[Stored data entries]
***
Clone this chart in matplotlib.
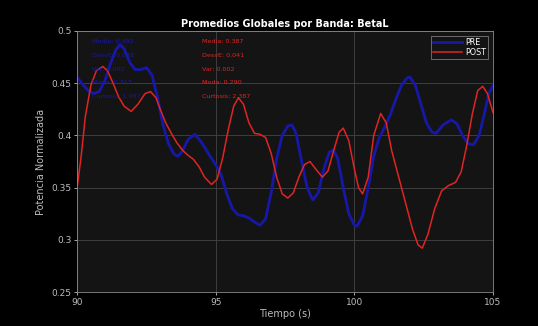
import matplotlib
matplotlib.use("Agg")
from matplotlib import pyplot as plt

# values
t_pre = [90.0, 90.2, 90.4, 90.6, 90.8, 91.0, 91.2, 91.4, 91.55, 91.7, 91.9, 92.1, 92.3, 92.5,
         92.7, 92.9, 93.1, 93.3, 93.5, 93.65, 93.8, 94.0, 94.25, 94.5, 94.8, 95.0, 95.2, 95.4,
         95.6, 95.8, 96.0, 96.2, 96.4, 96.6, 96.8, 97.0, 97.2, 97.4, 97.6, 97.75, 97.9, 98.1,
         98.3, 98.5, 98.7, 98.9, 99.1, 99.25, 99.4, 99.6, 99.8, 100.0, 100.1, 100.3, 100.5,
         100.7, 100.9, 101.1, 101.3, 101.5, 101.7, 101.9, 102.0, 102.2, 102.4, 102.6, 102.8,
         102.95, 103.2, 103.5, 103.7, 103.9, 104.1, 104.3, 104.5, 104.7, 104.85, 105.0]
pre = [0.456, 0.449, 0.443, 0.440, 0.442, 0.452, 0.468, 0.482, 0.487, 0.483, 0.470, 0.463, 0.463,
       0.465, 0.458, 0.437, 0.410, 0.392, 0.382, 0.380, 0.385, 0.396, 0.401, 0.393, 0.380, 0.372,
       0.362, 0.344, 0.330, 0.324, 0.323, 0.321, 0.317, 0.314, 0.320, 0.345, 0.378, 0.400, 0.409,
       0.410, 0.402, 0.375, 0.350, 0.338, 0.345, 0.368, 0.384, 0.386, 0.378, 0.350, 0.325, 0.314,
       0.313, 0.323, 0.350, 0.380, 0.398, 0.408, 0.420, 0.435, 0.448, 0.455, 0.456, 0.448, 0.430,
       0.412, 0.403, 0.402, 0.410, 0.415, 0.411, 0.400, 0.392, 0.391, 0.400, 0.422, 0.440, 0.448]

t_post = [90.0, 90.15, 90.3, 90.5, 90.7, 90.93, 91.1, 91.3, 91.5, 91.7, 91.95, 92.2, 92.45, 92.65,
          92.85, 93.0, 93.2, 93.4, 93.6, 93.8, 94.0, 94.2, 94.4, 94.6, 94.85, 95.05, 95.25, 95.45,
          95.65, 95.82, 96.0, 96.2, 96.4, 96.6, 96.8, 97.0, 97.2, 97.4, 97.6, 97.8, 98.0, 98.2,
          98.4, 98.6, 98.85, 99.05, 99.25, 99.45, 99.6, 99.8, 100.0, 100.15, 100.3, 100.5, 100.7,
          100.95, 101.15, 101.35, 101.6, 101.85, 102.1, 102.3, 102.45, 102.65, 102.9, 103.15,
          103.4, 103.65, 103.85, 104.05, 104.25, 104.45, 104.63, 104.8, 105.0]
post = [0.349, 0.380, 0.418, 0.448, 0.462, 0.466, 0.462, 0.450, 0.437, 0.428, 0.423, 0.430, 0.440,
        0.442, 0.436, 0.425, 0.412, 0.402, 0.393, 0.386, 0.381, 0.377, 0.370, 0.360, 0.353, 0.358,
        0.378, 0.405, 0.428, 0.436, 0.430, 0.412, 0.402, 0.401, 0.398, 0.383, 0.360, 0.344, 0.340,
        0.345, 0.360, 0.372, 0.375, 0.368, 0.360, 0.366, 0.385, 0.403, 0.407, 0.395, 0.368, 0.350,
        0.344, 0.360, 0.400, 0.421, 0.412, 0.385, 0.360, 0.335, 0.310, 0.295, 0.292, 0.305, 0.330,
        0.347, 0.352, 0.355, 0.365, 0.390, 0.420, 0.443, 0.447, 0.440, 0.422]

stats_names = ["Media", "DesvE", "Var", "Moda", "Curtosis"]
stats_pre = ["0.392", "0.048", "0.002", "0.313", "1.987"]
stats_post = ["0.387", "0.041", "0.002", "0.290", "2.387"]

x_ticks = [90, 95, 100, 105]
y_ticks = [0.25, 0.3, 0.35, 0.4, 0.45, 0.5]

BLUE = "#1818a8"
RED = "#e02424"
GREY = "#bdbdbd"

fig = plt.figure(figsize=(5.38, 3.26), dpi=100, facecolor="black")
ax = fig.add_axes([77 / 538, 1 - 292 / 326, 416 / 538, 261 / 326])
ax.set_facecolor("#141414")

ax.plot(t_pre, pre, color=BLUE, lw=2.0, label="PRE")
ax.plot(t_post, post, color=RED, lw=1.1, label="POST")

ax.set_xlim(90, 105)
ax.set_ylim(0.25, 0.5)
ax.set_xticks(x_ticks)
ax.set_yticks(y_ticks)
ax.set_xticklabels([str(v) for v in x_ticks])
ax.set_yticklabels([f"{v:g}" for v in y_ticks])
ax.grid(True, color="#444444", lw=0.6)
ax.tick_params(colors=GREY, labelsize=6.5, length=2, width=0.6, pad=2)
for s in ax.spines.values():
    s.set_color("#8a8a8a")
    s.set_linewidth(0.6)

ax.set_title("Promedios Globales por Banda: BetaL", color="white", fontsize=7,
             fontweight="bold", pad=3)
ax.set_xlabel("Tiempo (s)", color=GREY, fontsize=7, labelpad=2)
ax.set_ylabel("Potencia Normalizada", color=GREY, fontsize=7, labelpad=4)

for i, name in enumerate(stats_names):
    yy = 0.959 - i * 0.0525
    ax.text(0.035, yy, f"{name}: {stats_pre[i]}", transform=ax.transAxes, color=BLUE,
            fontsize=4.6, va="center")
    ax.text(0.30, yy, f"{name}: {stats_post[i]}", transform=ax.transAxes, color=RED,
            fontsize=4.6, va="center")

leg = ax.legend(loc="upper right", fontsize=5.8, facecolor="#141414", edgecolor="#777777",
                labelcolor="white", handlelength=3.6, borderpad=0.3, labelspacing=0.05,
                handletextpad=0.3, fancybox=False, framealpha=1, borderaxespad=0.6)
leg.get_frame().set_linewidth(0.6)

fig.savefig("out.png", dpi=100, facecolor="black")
***
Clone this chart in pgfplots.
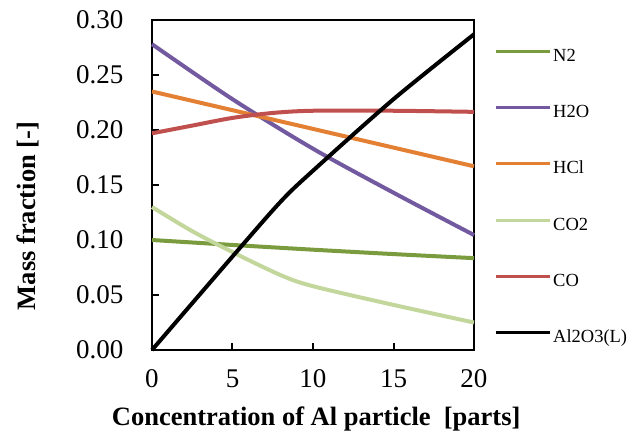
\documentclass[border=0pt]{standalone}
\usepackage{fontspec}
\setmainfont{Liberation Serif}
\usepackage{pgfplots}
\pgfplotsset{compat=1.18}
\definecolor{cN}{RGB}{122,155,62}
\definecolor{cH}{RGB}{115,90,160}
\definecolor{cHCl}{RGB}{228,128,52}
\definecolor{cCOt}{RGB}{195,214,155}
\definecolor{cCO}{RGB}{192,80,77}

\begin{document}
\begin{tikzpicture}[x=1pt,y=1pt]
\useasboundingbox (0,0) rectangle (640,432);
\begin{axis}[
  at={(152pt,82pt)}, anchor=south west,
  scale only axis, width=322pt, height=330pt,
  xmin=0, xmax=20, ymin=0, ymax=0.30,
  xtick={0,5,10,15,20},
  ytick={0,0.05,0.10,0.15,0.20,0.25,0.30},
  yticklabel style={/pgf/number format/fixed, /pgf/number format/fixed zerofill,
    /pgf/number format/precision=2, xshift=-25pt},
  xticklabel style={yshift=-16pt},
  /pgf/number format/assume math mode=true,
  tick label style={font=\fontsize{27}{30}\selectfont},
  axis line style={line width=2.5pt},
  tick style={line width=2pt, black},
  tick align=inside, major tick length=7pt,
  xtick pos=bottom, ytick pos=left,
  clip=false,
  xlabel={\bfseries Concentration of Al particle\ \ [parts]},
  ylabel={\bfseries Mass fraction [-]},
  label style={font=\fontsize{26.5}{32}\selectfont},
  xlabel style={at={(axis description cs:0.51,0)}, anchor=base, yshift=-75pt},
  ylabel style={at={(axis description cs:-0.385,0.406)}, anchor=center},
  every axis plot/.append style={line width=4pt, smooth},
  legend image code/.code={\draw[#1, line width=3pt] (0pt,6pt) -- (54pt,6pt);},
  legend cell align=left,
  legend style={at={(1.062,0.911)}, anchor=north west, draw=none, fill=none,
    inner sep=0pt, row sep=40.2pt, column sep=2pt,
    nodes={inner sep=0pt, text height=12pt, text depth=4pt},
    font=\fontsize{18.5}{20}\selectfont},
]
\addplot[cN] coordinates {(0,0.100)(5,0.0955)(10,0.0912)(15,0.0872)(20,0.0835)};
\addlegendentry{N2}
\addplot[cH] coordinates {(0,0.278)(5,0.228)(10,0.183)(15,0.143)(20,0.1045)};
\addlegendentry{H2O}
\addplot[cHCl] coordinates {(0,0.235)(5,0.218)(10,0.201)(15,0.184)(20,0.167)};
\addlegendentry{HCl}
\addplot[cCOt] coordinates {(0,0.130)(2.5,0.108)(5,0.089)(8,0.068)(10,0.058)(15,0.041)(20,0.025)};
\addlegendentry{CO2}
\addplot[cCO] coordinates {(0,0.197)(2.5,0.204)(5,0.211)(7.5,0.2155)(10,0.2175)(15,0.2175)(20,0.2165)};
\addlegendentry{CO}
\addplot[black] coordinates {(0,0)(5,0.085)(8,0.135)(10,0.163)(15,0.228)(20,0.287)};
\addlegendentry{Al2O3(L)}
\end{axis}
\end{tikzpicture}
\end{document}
***
• **Task prompt**:
From the line containing "Clone this chart in matplotlib." to the line containing "from matplotlib import pyplot as plt", both lines included, give the text again exactly, without any pictures.

• **Expected output**:
Clone this chart in matplotlib.
import matplotlib
matplotlib.use("Agg")
from matplotlib import pyplot as plt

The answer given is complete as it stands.